Recycling has been a part of human life since at least the 4th century BC, although it really took off in the 1970s. Recycling is the process of converting old products into new ones using only what was in the old product. Not having to mine any more metals presents considerable financial and ecological savings, but the luxury watch industry has been extremely slow to act until the past two years or so. Now, we’re seeing an influx of watches made from recycled materials, particularly plastics which don’t naturally biodegrade. Panerai has gone a step further today and produced its first line of watches from eSteel, a new alloy made from 54.8% recycled steel.
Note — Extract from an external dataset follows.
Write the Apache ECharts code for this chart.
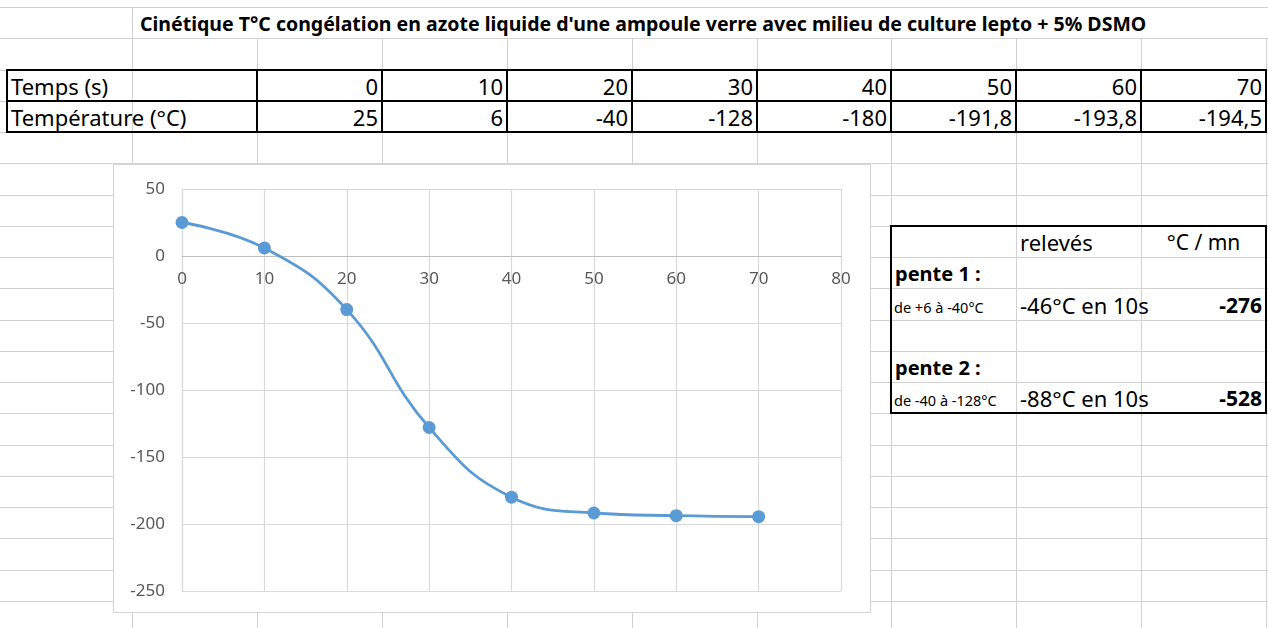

Panerai is releasing three Luminor Marina in three different colours: blue (Blu Profonda), grey (Grigio Roccia) and green (Verde Smeraldo). All of them come with a crown inside the trademark crown-guard which is rubberised in the same colour as the dial, and the straps also match the dial colour and are themselves made from recycled PET (plastic). I don’t know why Panerai put the Internet Explorer logo on the dial, except to announce that these are brand new. I expect that as Panerai integrates eSteel into their model range, they’ll phase this logo out. I hope that they do make use of eSteel in all of their watches in the future. It could be a significant selling point for them in the same way that Chopard only uses Fairmined gold these days.
Inside the 44mm x 15.45mm watches sits the calibre P.9010, an in-house made movement with automatic winding and a long 72-hour power reserve. Expect nothing but Panerai’s solid reliability from this movement; the in-house calibres are generally tough as nails.